Capoeira, roda o mundo

Louis-Vega

par Yves Gufflet le 08/01/2009

Note: 8.5    

Ce Dvd nous propose une immersion dans le monde méconnu de la capoeira. Loin des clichés des kékés bronzés des plages brésiliennes, il est une invitation à découvrir ou approfondir un voyage qui commence 400 ans en arrière, alors que des êtres humains sont arrachés de force de leur terre afin de servir des volontés de conquête et d'empires. Traversant l'océan à coup de fouet dans des cales infernales, cette humanité qui a perdu ses droits ne peut exister que dans une camaraderie silencieuse, où la vie traverse les ténèbres à la recherche de sens, en partageant l'injustice, les souffrances et le désespoir.

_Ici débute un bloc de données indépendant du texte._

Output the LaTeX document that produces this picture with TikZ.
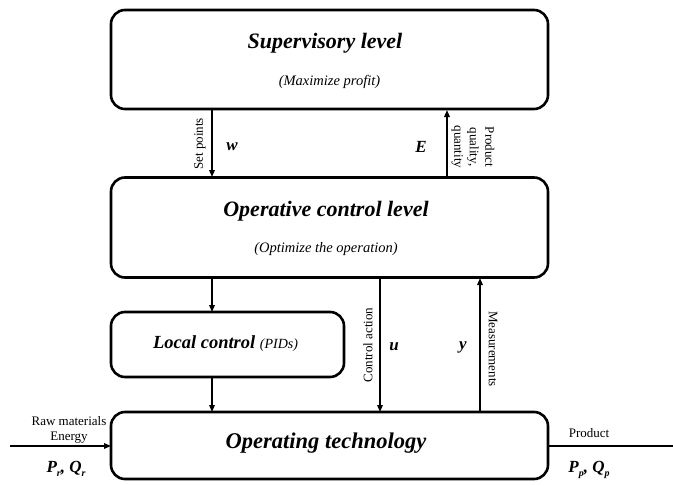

La capoeira, profondément africaine, naît ainsi de l'autre coté de l'horizon, au Brésil. Alors que la liberté n'existe plus dans le monde "civilisé" extérieur, les esclaves se retranchent dans la "roda", un cercle qu'ils forment entre eux, symbolisant le monde et la vie : une dernière enclave libre, un territoire d'expression où leur culture, leurs joies, leurs peines quotidiennes peuvent exister. Au travers du jeu, de la musique et des chants, les capoeiristes, deux à deux, investissent ce cercle dans des luttes martiales, acrobatiques et expressives où la vie reprend ses droits. Seule liberté octroyée aux esclaves, la capoeira survit en cachette sous prétexte de rituels et de danse tandis que les capoeiristes apprennent à se défendre et à se battre en exprimant toute leur vitalité et leur espoir intériorisés. Ainsi naît la capoeira.

Mais elle va traverser les siècles et évoluer au gré des conditions extérieures. Après l'abolition de l'esclavage, elle est interdite, trop dangereuse, se développant sur les docks des ports où les couteaux tranchent facilement, accueillant des militaires ou des marins, elle est un vivier de main d'oeuvre pour des basses besognes peu recommandables. C'est sous l'influence de maîtres spirituels reprenant cette graine de liberté à la dérive, qu'elle va relever la tête et redonner du sens à ses origines. La capoeira est reconnue à présent au Brésil comme appartenant au patrimoine culturel. C'est ainsi un devoir de mémoire, transmis de génération en génération, une continuité nécessaire qui donne du sens aux vies qui ont traversé l'enfer, une question posée qui cherche sa réponse en s'exportant dans le monde entier. Dans ce terreau particulier où les corps et les esprits se frôlent et se caressent parfois, s'entrechoquent mais sans jamais éveiller les soupçons, puis au travers de toutes ces évolutions, dans ce contexte, que se passe-t-il, que se crée-t-il ? C'est ce que l'on découvre dans ce reportage au sein d'un groupe de capoeira parmi les plus connus et qui porte le nom des logements où étaient entassés les esclaves : "senzala".

Bien sur à l'heure du body building et de l'image, les capoeiristes qui pratiquent sous le soleil du Brésil ont souvent des corps d'athlètes sculptés dans l'ébène, et ils font des envieux, la capoeira apparaissant alors comme une mode. Mais ce que l'on découvre dans ce Dvd est tout autre, le fruit de ce qui peut surgir quand on étouffe la vie : de la grâce, de l'élégance et de la beauté, de la vitalité et de la joie, du jeu et de la malice, des rituels et des traditions, des fondements et des maîtres, des vibrations et de l'énergie, des émotions, de l'amitié et de l'amour, un mode de vie et un regard singulier sur le monde, un univers à part fruit de cette quête forcée vers des valeurs profondes de la vie et de liberté.
Malgré quelques imperfections - des sous-titres difficilement lisibles en blanc sur le fond blanc immaculé de l'uniforme du capoeiriste - et bien que n'étant qu'un aperçu limité de l'univers de la capoeira, notamment au travers du seul groupe Senzala, ce Dvd n'est en rien une fresque historique, mais un reportage sur la capoeira contemporaine, une invitation au voyage et à la découverte d'autres mondes, une ouverture vers des territoires invisibles pour le commun des mortels, un témoignage et un hommage simple et sincère rendu à la capoeira.